Sep. 15th, 2004

mmcirvin: (Default)
Nth in a series of breathless posts about Wikipedia:

I don't know whether Wikipedia will survive long-term as a repository of human knowledge, but anything that automatically parses TeX markup for mathematics can't be all bad. This explains why there are so many equation-covered pages in the physics section; many people in the business have TeX down so cold that they can type and read equation markup in an almost conversational mode. I'm rusty, but there was a time when I was pretty close to that (though switching between TeX and Mathematica could be jarring).

Several years ago, this fact created confusion on the sci.physics newsgroups on Usenet. Physicists and physics students there made such heavy use of informal pidgin-TeX to convey mathematical formulae that many non-physicist readers became convinced that there existed special newsreaders unknown to them that were capable of rendering the equation markup inline. It was almost impossible to convince them that this crazy-looking markup was actually being parsed directly in people's heads.

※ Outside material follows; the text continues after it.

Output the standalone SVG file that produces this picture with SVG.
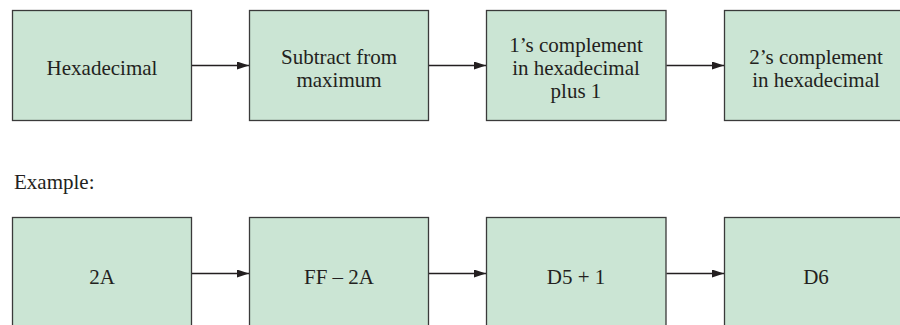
<svg xmlns="http://www.w3.org/2000/svg" width="900" height="325" viewBox="0 0 900 325">
<defs>
<style>
.box{fill:#cbe5d4;stroke:#3a3a3a;stroke-width:1.3}
.t{font-family:"Liberation Serif","Times New Roman",serif;font-size:21px;fill:#231f20;text-anchor:middle}
.lbl{font-family:"Liberation Serif","Times New Roman",serif;font-size:21px;fill:#231f20}
.c{stroke:#231f20;stroke-width:1.3;fill:none;marker-end:url(#ah)}
</style>
<marker id="ah" markerWidth="12" markerHeight="8" refX="12" refY="4" orient="auto" markerUnits="userSpaceOnUse">
<path d="M0,0 L12,4 L0,8 Z" fill="#231f20"/>
</marker>
</defs>
<rect width="900" height="325" fill="#ffffff"/>
<g id="n1"><rect class="box" x="12.5" y="10.5" width="179" height="110"/><text class="t" x="102" y="75">Hexadecimal</text></g>
<g id="n2"><rect class="box" x="249.5" y="10.5" width="179" height="110"/><text class="t" x="339" y="63.5">Subtract from</text><text class="t" x="339" y="86.5">maximum</text></g>
<g id="n3"><rect class="box" x="486.5" y="10.5" width="179.5" height="110"/><text class="t" x="576" y="51.5">1’s complement</text><text class="t" x="576" y="74.5">in hexadecimal</text><text class="t" x="576" y="98">plus 1</text></g>
<g id="n4"><rect class="box" x="724.5" y="10.5" width="200" height="110"/><text class="t" x="816" y="63.5">2’s complement</text><text class="t" x="816" y="86.5">in hexadecimal</text></g>
<text class="lbl" x="14" y="188.5">Example:</text>
<g id="n5"><rect class="box" x="12.5" y="217.5" width="179" height="120"/><text class="t" x="102" y="283.5">2A</text></g>
<g id="n6"><rect class="box" x="249.5" y="217.5" width="179" height="120"/><text class="t" x="339" y="283.5">FF – 2A</text></g>
<g id="n7"><rect class="box" x="486.5" y="217.5" width="179.5" height="120"/><text class="t" x="576" y="283.5">D5 + 1</text></g>
<g id="n8"><rect class="box" x="724.5" y="217.5" width="200" height="120"/><text class="t" x="816" y="283.5">D6</text></g>
<g id="connectors">
<line class="c" x1="192" y1="65.5" x2="249" y2="65.5"/>
<line class="c" x1="429" y1="65.5" x2="486" y2="65.5"/>
<line class="c" x1="666.5" y1="65.5" x2="724" y2="65.5"/>
<line class="c" x1="192" y1="273.5" x2="249" y2="273.5"/>
<line class="c" x1="429" y1="273.5" x2="486" y2="273.5"/>
<line class="c" x1="666.5" y1="273.5" x2="724" y2="273.5"/>
</g>
</svg>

(To answer my first question: the ALT text for Wikipedia's generated images is the TeX source. I think you could do better than that, but it wouldn't be so easy. The question of accessibility for the blind and visually impaired on math-heavy Web pages is something I've struggled with for a long time. In theory, MathML markup plus easily available intelligent renderers would solve the problem, but that in theory part is quite a qualifier.)